Los Angeles, Jan 29:
Facebook has exceeded analysts’ predictions with annual results of double the net profit posted by the company a year earlier — thanks to good business growth through mobile devices in 2014.
The company earned in 2014 a net profit of $2.9 billion, nearly double the figure of 2013, while Facebook’s income last year amounted to $12.4 billion, representing an increase of 58.4 percent compared to the previous year.
The results presented Wednesday showed that the business branch of Facebook grew more last year and confirmed the success of the company to make the network more mobile-based.
In December 2014, the number of Facebook subscribers reached 890 million which meant a growth of 18 percent compared to a year earlier.
Of the total number of active daily users, 745 million (84 percent) logged in to the network through mobile devices, which accounted for a 34 percent increase compared to the previous year.
In addition, revenues derived from advertising on mobile phones during the last quarter of 2014 accounted for 69 percent of total revenue, 16 percentage points more than in the same period in 2013.

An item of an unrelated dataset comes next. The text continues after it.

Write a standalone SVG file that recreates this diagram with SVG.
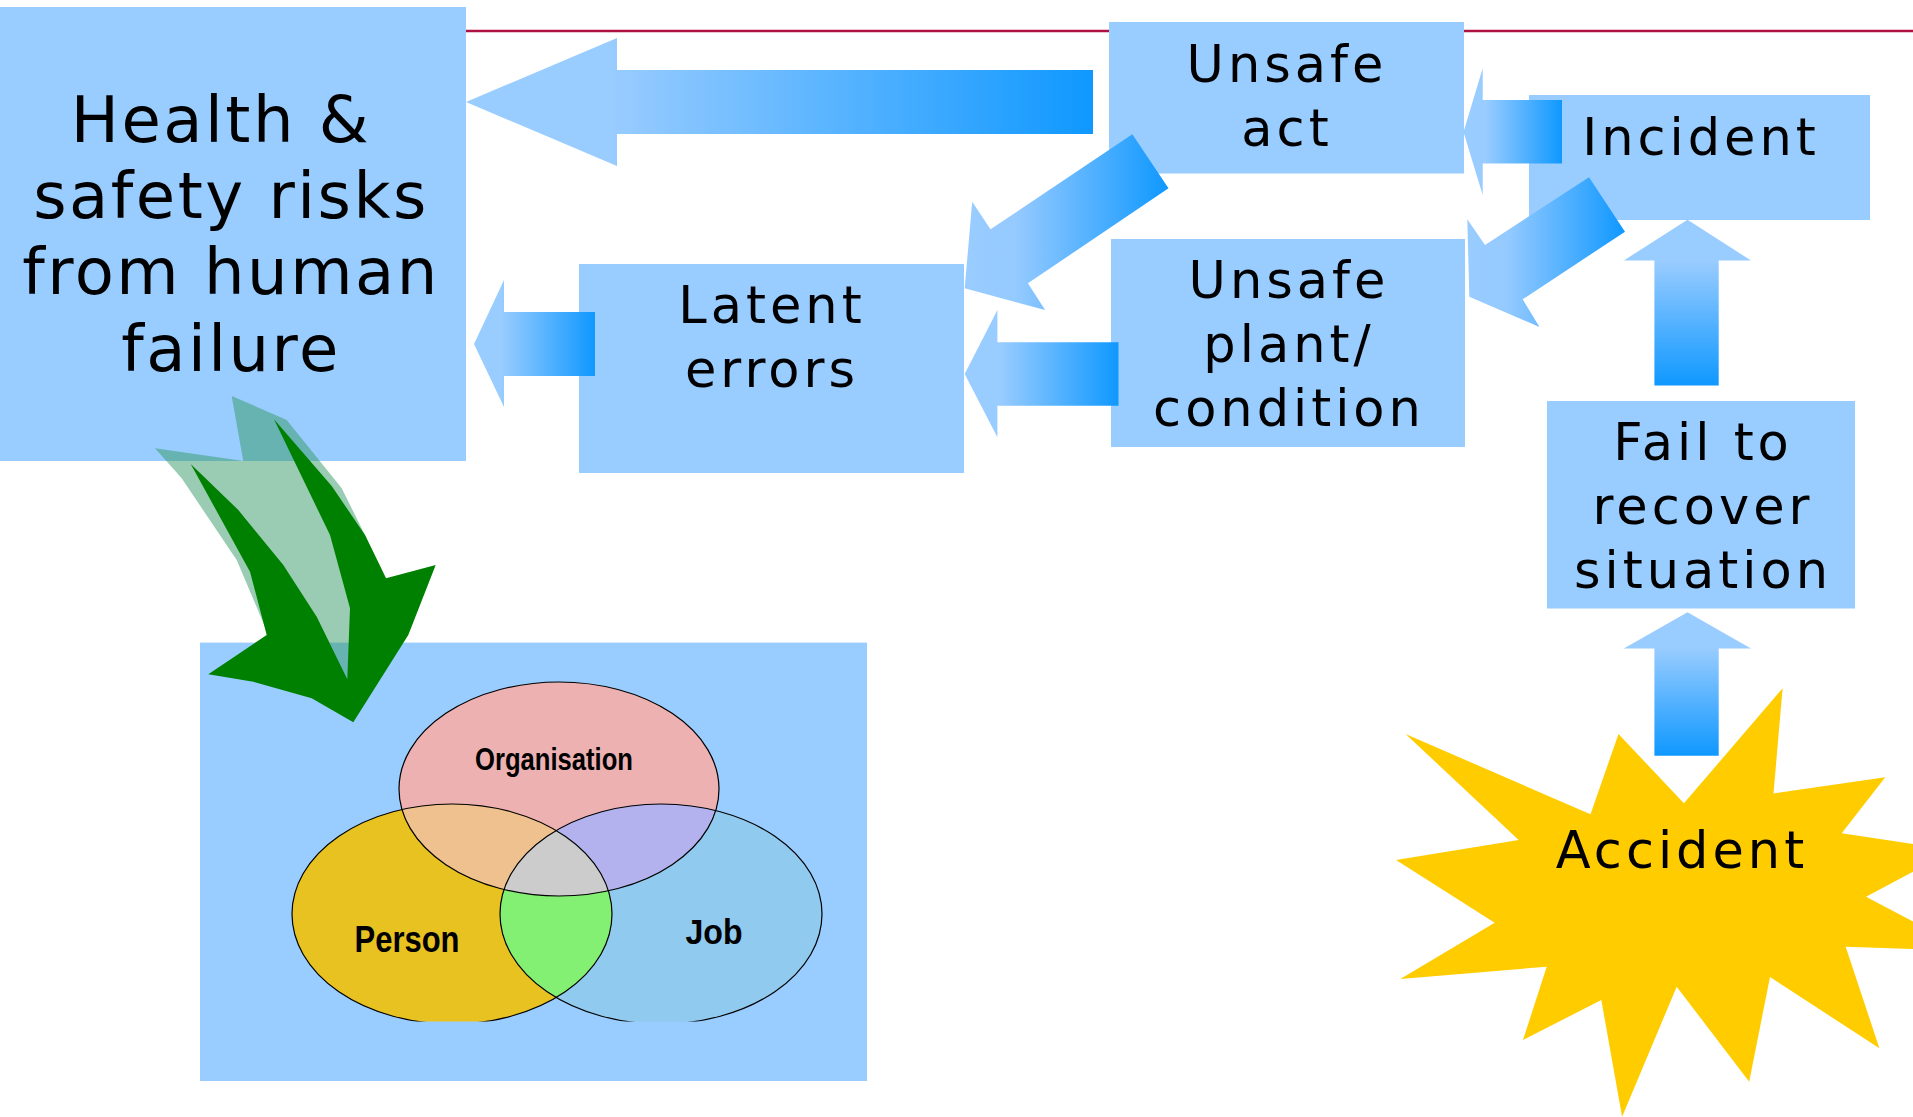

To take full advantage of this trend, Mark Zuckerberg’s company presented Facebook Audience Network last year, a network that puts in contact exhibition platforms — mostly mobile applications — with advertisers.
Facebook Mobile aims to penetrate emerging markets such as Latin America and Southeast Asia where not everyone has access to computers but where the use of smartphones is significantly increasing.
During the three months of October, November and December, Facebook shareholders earned profits of $0.25 per share, compared to the $0.20 in the same period the previous year, while the company had a turnover of $3.8 billion, marking an increase of 48.6 percent, with $2.58 billion for the last quarter of 2013.